The non-conformist asks The butterfly for options to pursue a matter. The butterfly promptly responds – “Please brainstorm and give options”. (And you thought one couldn’t brainstorm solo. Hmpf!! Tsk! Tsk!).

Unfortunately, we consider ourselves an evolved breed and cannot stay happy with one idea. Sample these variants -

1. Give me work and I will give grief + Give me an inch and I will take a yard = Give me work and I will take a yard.

The wide eyed wonder requests for help regarding Matters A and B. The Butterfly diverts it to the Hungry Wolf who delegates it back to Wonder, who is now learning how to do the job. Outside Party too has been designated to work on A and B. On D-Day, Outside Party delivers the tasks, Hungry Wolf claims all credit and Wonder is left doing more work.

2. The Etc syndrome also known as “? Go Figure.”

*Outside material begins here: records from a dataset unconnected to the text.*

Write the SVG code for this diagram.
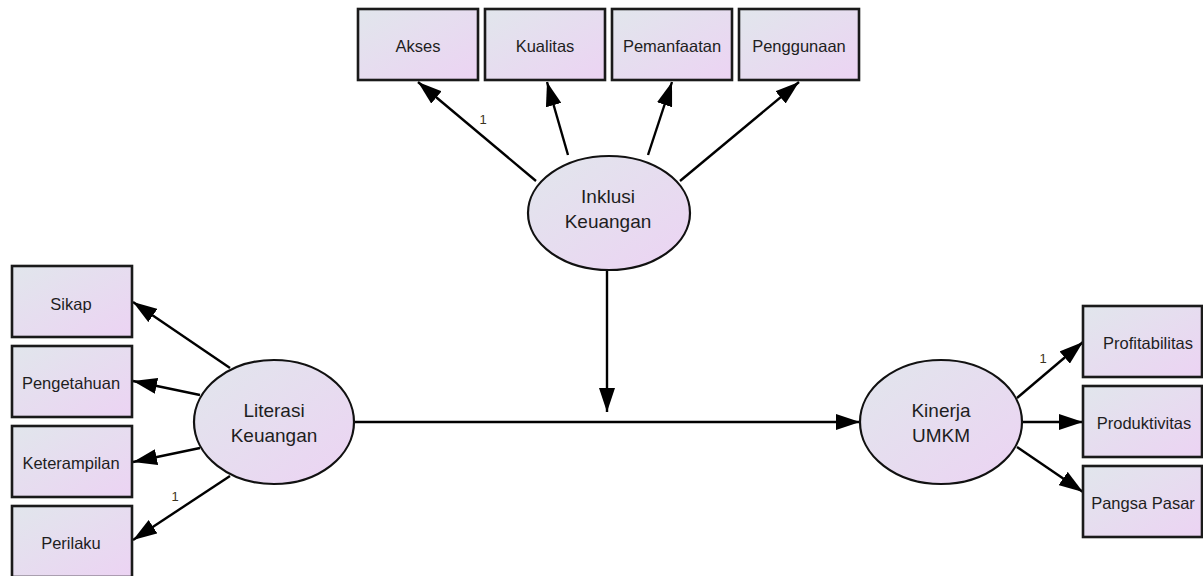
<svg xmlns="http://www.w3.org/2000/svg" width="1203" height="576" viewBox="0 0 1203 576">
<defs>
<linearGradient id="g" x1="0" y1="0" x2="1" y2="1">
<stop offset="0" stop-color="#e1e6ec"/>
<stop offset="1" stop-color="#ecd3f3"/>
</linearGradient>
<marker id="ah" viewBox="0 0 24 16" refX="24" refY="8" markerWidth="24" markerHeight="16" markerUnits="userSpaceOnUse" orient="auto">
<path d="M0,0 L24,8 L0,16 z" fill="#000"/>
</marker>
<style>
.box{fill:url(#g);stroke:#1a1a1a;stroke-width:2.6}
.ell{fill:url(#g);stroke:#111;stroke-width:2.2}
.t{font-family:"Liberation Sans",Arial,sans-serif;font-size:16.5px;fill:#1e1e1e;text-anchor:middle}
.te{font-family:"Liberation Sans",Arial,sans-serif;font-size:19px;fill:#1e1e1e;text-anchor:middle}
.lab{font-family:"Liberation Sans",Arial,sans-serif;font-size:13px;fill:#3a3320;text-anchor:middle}
.c{stroke:#000;stroke-width:2.4;fill:none;marker-end:url(#ah)}
</style>
</defs>
<rect width="1203" height="576" fill="#fff"/>
<g id="connectors">
<line class="c" x1="536" y1="181" x2="418" y2="82"/>
<line class="c" x1="568" y1="155" x2="547" y2="82"/>
<line class="c" x1="648" y1="155" x2="672" y2="82"/>
<line class="c" x1="680" y1="181" x2="799" y2="82"/>
<line class="c" x1="230" y1="368" x2="133" y2="302"/>
<line class="c" x1="200" y1="395" x2="133" y2="381"/>
<line class="c" x1="200" y1="448" x2="133" y2="462"/>
<line class="c" x1="230" y1="476" x2="133" y2="540"/>
<line class="c" x1="1017" y1="398" x2="1083" y2="342"/>
<line class="c" x1="1023" y1="422" x2="1083" y2="422"/>
<line class="c" x1="1017" y1="447" x2="1083" y2="492"/>
<line class="c" x1="355" y1="422" x2="860" y2="422"/>
<line class="c" x1="607" y1="270" x2="607" y2="412"/>
<text class="lab" x="483" y="124">1</text>
<text class="lab" x="175" y="501">1</text>
<text class="lab" x="1043" y="363">1</text>
</g>
<g id="akses"><rect class="box" x="358" y="9" width="120" height="71"/><text class="t" x="418" y="52">Akses</text></g>
<g id="kualitas"><rect class="box" x="485" y="9" width="120" height="71"/><text class="t" x="545" y="52">Kualitas</text></g>
<g id="pemanfaatan"><rect class="box" x="612" y="9" width="120" height="71"/><text class="t" x="672" y="52">Pemanfaatan</text></g>
<g id="penggunaan"><rect class="box" x="739" y="9" width="120" height="71"/><text class="t" x="799" y="52">Penggunaan</text></g>
<g id="inklusi"><ellipse class="ell" cx="609" cy="213" rx="81" ry="57"/><text class="te" x="608" y="203">Inklusi</text><text class="te" x="608" y="228">Keuangan</text></g>
<g id="sikap"><rect class="box" x="12" y="266" width="120" height="71"/><text class="t" x="71" y="310">Sikap</text></g>
<g id="pengetahuan"><rect class="box" x="12" y="346" width="120" height="71"/><text class="t" x="71" y="389">Pengetahuan</text></g>
<g id="keterampilan"><rect class="box" x="12" y="426" width="120" height="71"/><text class="t" x="71" y="469">Keterampilan</text></g>
<g id="perilaku"><rect class="box" x="12" y="506" width="120" height="71"/><text class="t" x="71" y="549">Perilaku</text></g>
<g id="literasi"><ellipse class="ell" cx="274" cy="422" rx="80" ry="62"/><text class="te" x="274" y="417">Literasi</text><text class="te" x="274" y="442">Keuangan</text></g>
<g id="kinerja"><ellipse class="ell" cx="941" cy="422" rx="81" ry="62"/><text class="te" x="941" y="417">Kinerja</text><text class="te" x="941" y="442">UMKM</text></g>
<g id="profitabilitas"><rect class="box" x="1083" y="306" width="119" height="71"/><text class="t" x="1148" y="349">Profitabilitas</text></g>
<g id="produktivitas"><rect class="box" x="1083" y="386" width="119" height="71"/><text class="t" x="1144" y="429">Produktivitas</text></g>
<g id="pangsa"><rect class="box" x="1083" y="466" width="119" height="71"/><text class="t" x="1143" y="509">Pangsa Pasar</text></g>
</svg>
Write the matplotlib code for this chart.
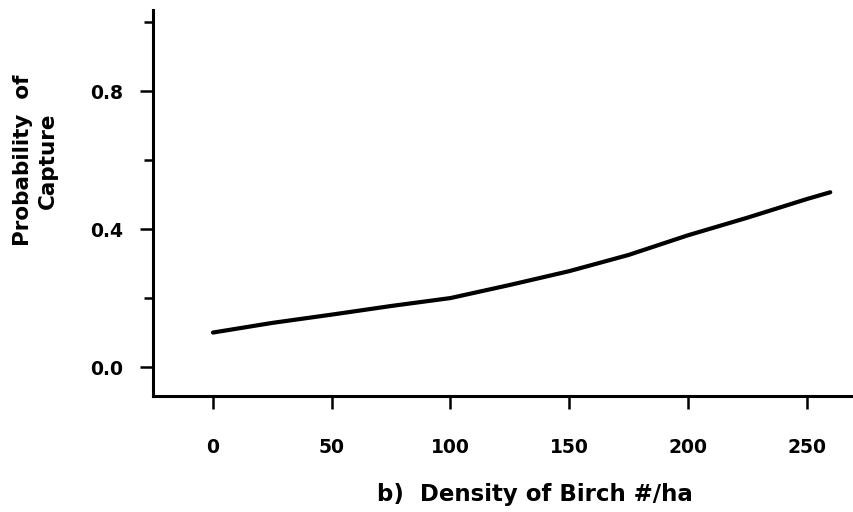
import matplotlib
matplotlib.use('Agg')
import matplotlib.pyplot as plt

# values
density = [0, 25, 50, 75, 100, 125, 150, 175, 200, 225, 250, 260]
prob = [0.100, 0.128, 0.152, 0.177, 0.200, 0.238, 0.278, 0.325, 0.382, 0.433, 0.487, 0.507]

xticks = [0, 50, 100, 150, 200, 250]
yticks = [0.0, 0.4, 0.8]
yminor = [0.2, 0.6, 1.0]

plt.rcParams['font.family'] = ['DejaVu Sans']
plt.rcParams['font.weight'] = 'bold'

fig = plt.figure(figsize=(8.54, 5.12), dpi=100)
ax = fig.add_axes([0.179, 0.2266, 0.821, 0.7534])

ax.plot(density, prob, color='black', lw=3.0, solid_capstyle='round')

ax.set_xlim(-25.3, 270)
ax.set_ylim(-0.084, 1.035)

for s in ['top', 'right']:
    ax.spines[s].set_visible(False)
for s in ['left', 'bottom']:
    ax.spines[s].set_linewidth(2.2)

ax.set_xticks(xticks)
ax.set_xticklabels([str(v) for v in xticks])
ax.set_yticks(yticks)
ax.set_yticklabels(['%.1f' % v for v in yticks])
ax.set_yticks(yminor, minor=True)

ax.tick_params(axis='x', which='major', direction='out', length=9, width=1.8,
               pad=21, labelsize=13.5)
ax.tick_params(axis='y', which='major', direction='out', length=9.5, width=1.8,
               pad=12, labelsize=13.5)
ax.tick_params(axis='y', which='minor', direction='out', length=6.5, width=1.8)

ax.set_xlabel('b)  Density of Birch #/ha', fontsize=16.5, fontweight='bold')
ax.xaxis.set_label_coords(0.545, -0.256)
ax.xaxis.label.set_va('center')

ax.set_ylabel('Probability  of\nCapture', fontsize=15.5, fontweight='bold',
              linespacing=1.3, ha='center')
ax.yaxis.set_label_coords(-0.167, 0.611)
ax.yaxis.label.set_va('center')

fig.savefig('out.png', dpi=100)
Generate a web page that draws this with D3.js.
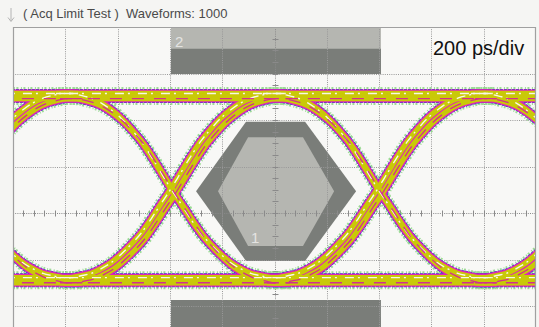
<!DOCTYPE html>
<html>
<head>
<meta charset="utf-8">
<script src="https://cdn.jsdelivr.net/npm/d3@7"></script>
<style>
  html, body { margin: 0; padding: 0; background: #f5f5f3; }
  svg { display: block; }
</style>
</head>
<body>
<svg id="scope" width="539" height="327"></svg>
<script>
// ---- Screen setup: 200 ps/div horizontally (10 div), 8 vertical divisions ----
const timeDomainPs = [-1000, 1000];
const vertDomainDiv = [-4, 4];
const timeGridPs = [-800, -600, -400, -200, 0, 200, 400, 600, 800];
const vertGridDiv = [-3, -2, -1, 0, 1, 2, 3];
const headerText = "( Acq Limit Test )  Waveforms: 1000";
const scaleText = "200 ps/div";

// ---- Eye diagram: logic levels, crossing instants and edge shapes ----
const highRailDiv = 2.52;
const lowRailDiv = -1.44;
const crossingTimesPs = [-1183, -388, 403, 1199];
// rising edge, [time from crossing (ps), level (div)]
const risingEdge = [
  [-440, -1.44], [-382, -1.44], [-344, -1.40], [-306, -1.35], [-268, -1.25],
  [-229, -1.12], [-191, -0.94], [-153, -0.73], [-115, -0.49], [-76, -0.18],
  [-38, 0.15], [0, 0.47], [38, 0.82], [76, 1.17], [115, 1.50], [153, 1.76],
  [191, 1.99], [229, 2.17], [268, 2.32], [306, 2.42], [344, 2.48], [382, 2.52],
  [440, 2.52]
];
// falling edge, [time from crossing (ps), level (div)]
const fallingEdge = [
  [-440, 2.52], [-382, 2.52], [-344, 2.48], [-306, 2.42], [-268, 2.32],
  [-229, 2.17], [-191, 1.99], [-153, 1.76], [-115, 1.50], [-76, 1.17],
  [-38, 0.82], [0, 0.47], [38, 0.15], [76, -0.18], [115, -0.49], [153, -0.73],
  [191, -0.94], [229, -1.12], [268, -1.25], [306, -1.35], [344, -1.40],
  [382, -1.44], [440, -1.44]
];
// spread between the accumulated waveform tracks (time, level)
const trackSpread = [{ dt: -8, dv: 0.05 }, { dt: 8, dv: -0.06 }];

// ---- Mask regions (ps, div) ----
const maskTopMargin = [[-396, 4], [407, 4], [407, 2.99], [-396, 2.99]];
const maskTop = [[-396, 3.53], [407, 3.53], [407, 2.99], [-396, 2.99]];
const maskBottom = [[-396, -1.87], [407, -1.87], [407, -4], [-396, -4]];
const maskBottomMargin = [[-396, -2.24], [407, -2.24], [407, -4], [-396, -4]];
const maskCenter = [[-109, 1.96], [117, 1.96], [312, 0.47], [117, -1.03], [-109, -1.03], [-300, 0.47]];
const maskCenterMargin = [[-101, 1.63], [109, 1.63], [228, 0.47], [109, -0.71], [-101, -0.71], [-216, 0.47]];

const svg = d3.select("#scope");
const x = d3.scaleLinear().domain(timeDomainPs).range([13, 536]);
const y = d3.scaleLinear().domain(vertDomainDiv).range([399, 27]);

const x0 = x(timeDomainPs[0]), x1 = x(timeDomainPs[1]);
const y0 = y(vertDomainDiv[1]), y1 = y(vertDomainDiv[0]);

svg.append("defs").append("clipPath").attr("id", "plotClip")
  .append("rect").attr("x", x0).attr("y", y0).attr("width", x1 - x0).attr("height", y1 - y0);

// plot background
svg.append("rect").attr("x", x0).attr("y", y0).attr("width", x1 - x0).attr("height", y1 - y0)
  .attr("fill", "#f8f8f6");

// header
svg.append("path")
  .attr("d", "M11,8 V21 M8,17.5 L11,21.5 L14,17.5")
  .attr("fill", "none").attr("stroke", "#b4b4b4").attr("stroke-width", 1);
svg.append("text").attr("x", 23).attr("y", 18)
  .attr("font-family", "Liberation Sans, Arial, sans-serif").attr("font-size", 13)
  .attr("fill", "#4a4a4a").attr("xml:space", "preserve").text(headerText);

const plot = svg.append("g").attr("clip-path", "url(#plotClip)");
const poly = d3.line().x(d => x(d[0])).y(d => y(d[1]));
const polyClosed = pts => poly(pts) + "Z";

// masks
const lightGray = "#b5b6b1", darkGray = "#7a7d79";
plot.append("path").attr("d", polyClosed(maskTopMargin)).attr("fill", lightGray);
plot.append("path").attr("d", polyClosed(maskTop)).attr("fill", darkGray);
plot.append("path").attr("d", polyClosed(maskBottomMargin)).attr("fill", lightGray);
plot.append("path").attr("d", polyClosed(maskBottom)).attr("fill", darkGray);
plot.append("path").attr("d", polyClosed(maskCenter)).attr("fill", darkGray);
plot.append("path").attr("d", polyClosed(maskCenterMargin)).attr("fill", lightGray);

// graticule
const grid = plot.append("g").attr("stroke", "#999999").attr("stroke-width", 1)
  .attr("stroke-dasharray", "1,1.2");
grid.selectAll("line.v").data(timeGridPs.filter(t => t !== 0)).join("line")
  .attr("x1", d => Math.round(x(d)) + 0.5).attr("x2", d => Math.round(x(d)) + 0.5)
  .attr("y1", y0).attr("y2", y1);
grid.selectAll("line.h").data(vertGridDiv.filter(v => v !== 0)).join("line")
  .attr("y1", d => Math.round(y(d)) + 0.5).attr("y2", d => Math.round(y(d)) + 0.5)
  .attr("x1", x0).attr("x2", x1);

// centre axes with minor ticks
const axisG = plot.append("g").attr("stroke", "#8a8a8a").attr("stroke-width", 1);
const cx = Math.round(x(0)) + 0.5, cy = Math.round(y(0)) + 0.5;
axisG.append("line").attr("x1", cx).attr("x2", cx).attr("y1", y0).attr("y2", y1)
  .attr("stroke-dasharray", "1,1.2");
axisG.append("line").attr("y1", cy).attr("y2", cy).attr("x1", x0).attr("x2", x1)
  .attr("stroke-dasharray", "1,1.2");
const minorTime = d3.range(timeDomainPs[0], timeDomainPs[1] + 1, 40);
const minorVert = d3.range(vertDomainDiv[0], vertDomainDiv[1] + 0.01, 0.25);
axisG.selectAll("line.mt").data(minorTime).join("line")
  .attr("x1", d => Math.round(x(d)) + 0.5).attr("x2", d => Math.round(x(d)) + 0.5)
  .attr("y1", cy - 3).attr("y2", cy + 3);
axisG.selectAll("line.mv").data(minorVert).join("line")
  .attr("y1", d => Math.round(y(d)) + 0.5).attr("y2", d => Math.round(y(d)) + 0.5)
  .attr("x1", cx - 3).attr("x2", cx + 3);

// mask numbers
plot.append("text").attr("x", x(maskTop[0][0]) + 4).attr("y", y(maskTopMargin[0][1]) + 20)
  .attr("font-family", "Liberation Sans, Arial, sans-serif").attr("font-size", 15)
  .attr("fill", "#e4e4e2").text("2");
plot.append("text").attr("x", x(maskCenterMargin[4][0]) + 3).attr("y", y(maskCenterMargin[4][1]) - 3)
  .attr("font-family", "Liberation Sans, Arial, sans-serif").attr("font-size", 15)
  .attr("fill", "#e4e4e2").text("1");

// ---- waveform traces ----
const traces = [];
trackSpread.forEach((tr, ti) => {
  traces.push({ track: ti, pts: [[timeDomainPs[0] - 50, highRailDiv + tr.dv], [timeDomainPs[1] + 50, highRailDiv + tr.dv]] });
  traces.push({ track: ti, pts: [[timeDomainPs[0] - 50, lowRailDiv + tr.dv], [timeDomainPs[1] + 50, lowRailDiv + tr.dv]] });
  crossingTimesPs.forEach(c => {
    [risingEdge, fallingEdge].forEach(edge => {
      traces.push({ track: ti, pts: edge.map(([dt, v]) => [c + dt + tr.dt, v + tr.dv]) });
    });
  });
});

const curve = d3.line().x(d => x(d[0])).y(d => y(d[1])).curve(d3.curveMonotoneX);
const layers = [
  { color: "#86d47e", width: 13, dash: "1,1.5,2,2.5", opacity: 0.8 },
  { color: "#3030d8", width: 9, dash: "3,1", opacity: 1 },
  { color: "#e024b8", width: 8, dash: null, opacity: 1 },
  { color: "#c9c908", width: 5.4, dash: null, opacity: 1 }
];
const traceG = plot.append("g").attr("fill", "none").attr("stroke-linecap", "butt");
layers.forEach(L => {
  traceG.append("g")
    .attr("stroke", L.color).attr("stroke-width", L.width)
    .attr("stroke-dasharray", L.dash).attr("opacity", L.opacity)
    .selectAll("path").data(traces).join("path").attr("d", d => curve(d.pts));
});
// bright cores and dense streaks of the persistence display
traceG.append("g").attr("stroke", "#ffffff").attr("stroke-width", 1.4)
  .attr("stroke-dasharray", "9,4,2,8").attr("opacity", 0.9)
  .selectAll("path").data(traces.filter(d => d.track === 0)).join("path")
  .attr("d", d => curve(d.pts));
traceG.append("g").attr("stroke", "#d6209c").attr("stroke-width", 1.3)
  .attr("stroke-dasharray", "12,10").attr("opacity", 0.9)
  .selectAll("path").data(traces.filter(d => d.track === 1)).join("path")
  .attr("d", d => curve(d.pts));

// frame
svg.append("path")
  .attr("d", `M${x0 + 0.5},${y1} V${y0 + 0.5} H${x1 - 0.5} V${y1}`)
  .attr("fill", "none").attr("stroke", "#a0a0a0").attr("stroke-width", 1.2);

// horizontal scale readout
svg.append("text").attr("x", 433).attr("y", 55)
  .attr("font-family", "Liberation Sans, Arial, sans-serif").attr("font-size", 20)
  .attr("fill", "#111").text(scaleText);
</script>
</body>
</html>
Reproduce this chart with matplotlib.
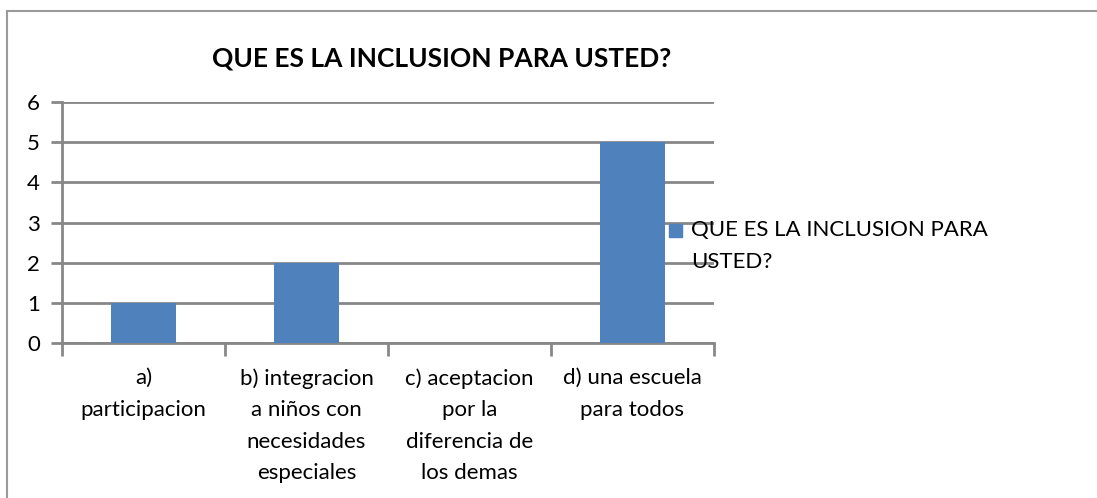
import matplotlib.pyplot as plt
from matplotlib.lines import Line2D
from matplotlib.patches import Rectangle
import numpy as np

# Data
categories = ["a)\nparticipacion",
              "b) integracion\na niños con\nnecesidades\nespeciales",
              "c) aceptacion\npor la\ndiferencia de\nlos demas",
              "d) una escuela\npara todos"]
values = [1, 2, 0, 5]
series_name = "QUE ES LA INCLUSION PARA\nUSTED?"
title = "QUE ES LA INCLUSION PARA USTED?"

plt.rcParams['font.family'] = ['Lato', 'DejaVu Sans']
grid_color = "#878787"
bar_color = "#4F81BD"

fig = plt.figure(figsize=(10.97, 4.98), dpi=100)
ax = fig.add_axes([62 / 1097, 1 - 343 / 498, (714 - 62) / 1097, (343 - 102) / 498])

x = np.arange(len(categories))
ax.bar(x, values, width=0.4, color=bar_color, label=series_name, zorder=3)

ax.set_xlim(-0.5, len(categories) - 0.5)
ax.set_ylim(0, 6)
ax.set_yticks(range(0, 7))
ax.yaxis.grid(True, color=grid_color, linewidth=2, zorder=0)

# category labels at centres, tick marks on boundaries
ax.set_xticks(x)
ax.set_xticklabels(categories, fontsize=16, linespacing=1.72, va="top")
ax.tick_params(axis="x", which="major", length=0, pad=18)
ax.set_xticks(np.arange(-0.5, len(categories)), minor=True)
ax.tick_params(axis="x", which="minor", length=9, width=2, color=grid_color)
ax.tick_params(axis="y", length=8, width=2, color=grid_color, labelsize=16, pad=8)

for side in ["top", "right"]:
    ax.spines[side].set_visible(False)
for side in ["left", "bottom"]:
    ax.spines[side].set_color(grid_color)
    ax.spines[side].set_linewidth(2)

fig.text(442 / 1097, 1 - 58 / 498, title, fontsize=19, fontweight="bold",
         ha="center", va="center")

# legend: square key level with the first text line
fig.add_artist(Rectangle((669 / 1097, 1 - 237 / 498), 13 / 1097, 13 / 498,
                         transform=fig.transFigure, color=bar_color))
fig.text(691 / 1097, 1 - 220 / 498, series_name, fontsize=16, ha="left",
         va="top", linespacing=1.75)

# outer chart border
fig.add_artist(Line2D([7 / 1097, 7 / 1097], [0, 1 - 11 / 498], color="#9a9a9a", linewidth=1.5))
fig.add_artist(Line2D([7 / 1097, 1], [1 - 11 / 498, 1 - 11 / 498], color="#9a9a9a", linewidth=1.5))

fig.savefig("out.png", dpi=100)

The Non-Conformist emails some material to Super Boss for approval. Super Boss responds: “Please correct some of the words like money etc.” (!?) It doesn’t get vaguer than this. Rest assured one will have work for the rest of the day trudging through text.

3. The career development brainwash

When the non-conformist politely refuses to do backend task A, The Butterfly subjects her to a lecture on how “supporting the initiative” and “looking at the larger picture” will help in career development. Later Task A is delegated to the wide eyed Wonder who eventually believes her prospects have improved post the task completion. Task A was about proof reading some articles written by an ex-employee.

Collectively all this falls under the category of “Value Creation”, yet another corporate jargon. Where is the value, you ask? Let us leave that for the next millennium to discover.